Following the immense recent advances in distributed networks, the explosive growth of the Internet, and our increased dependency on these infrastructures, guaranteeing the uninterrupted operation of communication networks has become a major objective in network algorithms. The modern instantiations of distributed networks, such as the Bitcoin network and cloud computing, introduce new security challenges that deserve urgent attention in both theory and practice.

In this talk, I will present a unified framework for obtaining fast, resilient and secure distributed algorithms for fundamental graph problems. Our approach is based on a graph-theoretic perspective in which common notions of resilient requirements are translated into suitably tailored combinatorial graph structures. We will discuss recent developments along the following two lines of research:

- Designing distributed algorithms that can handle various adversarial settings, such as, node crashes and Byzantine attacks. We will mainly provide general compilation schemes that are based on exploiting the high-connectivity of the graph. Our key focus will be on the efficiency of the resilient algorithms in terms of the number of communication rounds.

- Initiating and establishing the theoretical exploration of security in distributed graph algorithms. Such a notion has been addressed before mainly in the context of secure multi-party computation (MPC).
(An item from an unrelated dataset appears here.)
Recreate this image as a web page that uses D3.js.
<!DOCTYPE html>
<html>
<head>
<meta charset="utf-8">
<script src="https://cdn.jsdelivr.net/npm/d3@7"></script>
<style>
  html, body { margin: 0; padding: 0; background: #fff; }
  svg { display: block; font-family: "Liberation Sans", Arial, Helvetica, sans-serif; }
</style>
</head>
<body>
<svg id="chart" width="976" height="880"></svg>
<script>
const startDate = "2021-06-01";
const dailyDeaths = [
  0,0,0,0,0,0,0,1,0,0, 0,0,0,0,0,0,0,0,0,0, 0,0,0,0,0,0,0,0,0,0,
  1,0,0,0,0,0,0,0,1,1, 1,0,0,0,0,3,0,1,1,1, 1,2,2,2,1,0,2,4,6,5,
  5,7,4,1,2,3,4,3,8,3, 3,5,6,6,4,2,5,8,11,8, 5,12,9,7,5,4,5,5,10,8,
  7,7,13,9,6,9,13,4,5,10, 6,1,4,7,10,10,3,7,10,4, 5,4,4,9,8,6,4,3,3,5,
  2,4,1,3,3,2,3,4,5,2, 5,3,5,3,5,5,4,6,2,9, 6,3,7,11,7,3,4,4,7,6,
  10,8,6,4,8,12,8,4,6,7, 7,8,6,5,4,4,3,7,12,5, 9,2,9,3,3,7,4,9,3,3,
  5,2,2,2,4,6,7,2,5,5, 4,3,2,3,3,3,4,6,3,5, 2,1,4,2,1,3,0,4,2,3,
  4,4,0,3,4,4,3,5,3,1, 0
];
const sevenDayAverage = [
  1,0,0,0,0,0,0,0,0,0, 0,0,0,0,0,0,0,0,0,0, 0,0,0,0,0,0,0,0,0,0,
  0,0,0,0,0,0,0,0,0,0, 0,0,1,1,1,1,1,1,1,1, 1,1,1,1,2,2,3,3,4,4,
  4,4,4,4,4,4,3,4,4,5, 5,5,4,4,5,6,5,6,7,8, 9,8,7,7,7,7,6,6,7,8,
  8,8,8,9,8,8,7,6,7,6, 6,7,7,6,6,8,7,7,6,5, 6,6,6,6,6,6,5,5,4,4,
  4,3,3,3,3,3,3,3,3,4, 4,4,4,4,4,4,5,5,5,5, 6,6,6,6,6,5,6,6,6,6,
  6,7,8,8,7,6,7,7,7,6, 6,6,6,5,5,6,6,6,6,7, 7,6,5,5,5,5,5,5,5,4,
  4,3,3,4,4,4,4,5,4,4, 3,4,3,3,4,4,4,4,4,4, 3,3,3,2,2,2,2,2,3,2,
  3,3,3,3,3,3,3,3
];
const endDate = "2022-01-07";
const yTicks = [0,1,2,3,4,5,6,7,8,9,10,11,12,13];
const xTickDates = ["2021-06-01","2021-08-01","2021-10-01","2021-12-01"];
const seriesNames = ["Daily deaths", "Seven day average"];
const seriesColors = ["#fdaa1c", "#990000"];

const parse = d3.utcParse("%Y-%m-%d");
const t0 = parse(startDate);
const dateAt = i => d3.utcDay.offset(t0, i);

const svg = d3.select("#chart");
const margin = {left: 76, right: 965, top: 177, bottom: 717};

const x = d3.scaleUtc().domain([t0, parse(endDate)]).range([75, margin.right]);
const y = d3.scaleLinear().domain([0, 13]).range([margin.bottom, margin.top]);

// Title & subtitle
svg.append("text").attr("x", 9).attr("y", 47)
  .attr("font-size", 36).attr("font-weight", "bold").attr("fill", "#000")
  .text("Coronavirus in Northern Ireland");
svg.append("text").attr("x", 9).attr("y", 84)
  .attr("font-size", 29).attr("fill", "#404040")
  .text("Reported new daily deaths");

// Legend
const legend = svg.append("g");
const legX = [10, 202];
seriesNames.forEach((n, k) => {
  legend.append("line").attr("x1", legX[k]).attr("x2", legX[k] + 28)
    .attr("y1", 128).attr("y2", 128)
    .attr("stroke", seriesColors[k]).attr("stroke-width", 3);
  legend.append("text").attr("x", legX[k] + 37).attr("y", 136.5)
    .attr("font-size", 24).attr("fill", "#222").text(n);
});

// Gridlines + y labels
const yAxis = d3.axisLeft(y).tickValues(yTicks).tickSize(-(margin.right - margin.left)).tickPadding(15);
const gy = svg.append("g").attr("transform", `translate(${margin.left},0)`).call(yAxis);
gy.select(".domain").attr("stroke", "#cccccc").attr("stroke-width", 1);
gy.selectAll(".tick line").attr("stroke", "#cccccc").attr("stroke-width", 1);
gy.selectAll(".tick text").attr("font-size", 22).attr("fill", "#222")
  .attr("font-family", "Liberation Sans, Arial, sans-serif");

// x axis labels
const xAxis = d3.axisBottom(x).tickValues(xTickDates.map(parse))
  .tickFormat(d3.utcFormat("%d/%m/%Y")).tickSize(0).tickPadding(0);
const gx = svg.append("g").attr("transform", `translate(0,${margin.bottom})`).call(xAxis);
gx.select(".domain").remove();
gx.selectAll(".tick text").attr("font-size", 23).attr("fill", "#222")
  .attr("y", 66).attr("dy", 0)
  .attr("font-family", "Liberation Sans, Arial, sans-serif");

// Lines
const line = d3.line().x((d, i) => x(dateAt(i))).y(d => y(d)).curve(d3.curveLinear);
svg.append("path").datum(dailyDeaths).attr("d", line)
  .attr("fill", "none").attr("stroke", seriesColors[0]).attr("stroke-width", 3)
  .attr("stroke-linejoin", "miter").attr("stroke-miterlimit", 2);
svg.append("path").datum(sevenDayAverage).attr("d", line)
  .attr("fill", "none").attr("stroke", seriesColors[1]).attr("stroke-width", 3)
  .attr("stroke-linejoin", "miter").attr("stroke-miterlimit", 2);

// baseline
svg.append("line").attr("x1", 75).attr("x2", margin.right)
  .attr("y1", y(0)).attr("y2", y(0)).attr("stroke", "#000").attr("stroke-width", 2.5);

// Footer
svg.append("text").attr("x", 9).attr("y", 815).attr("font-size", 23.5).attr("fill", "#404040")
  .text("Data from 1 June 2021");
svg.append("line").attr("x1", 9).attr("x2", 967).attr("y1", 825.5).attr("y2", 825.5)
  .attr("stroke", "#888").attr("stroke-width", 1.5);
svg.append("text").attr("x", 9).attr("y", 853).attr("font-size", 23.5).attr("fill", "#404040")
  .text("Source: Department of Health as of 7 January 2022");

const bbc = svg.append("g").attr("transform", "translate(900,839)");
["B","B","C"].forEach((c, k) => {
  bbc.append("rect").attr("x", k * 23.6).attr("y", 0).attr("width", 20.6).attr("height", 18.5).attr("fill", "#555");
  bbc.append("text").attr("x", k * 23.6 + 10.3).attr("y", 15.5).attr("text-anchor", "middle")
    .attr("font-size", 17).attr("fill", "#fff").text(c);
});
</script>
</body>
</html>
The heart of our approach is to develop new graph theoretical infrastructures to provide graphical secure channels between nodes in a communication network of an arbitrary topology.

Finally, I will highlight future directions that call for strengthening the connections between the areas of fault tolerant network design, distributed graph algorithms and information theoretic security.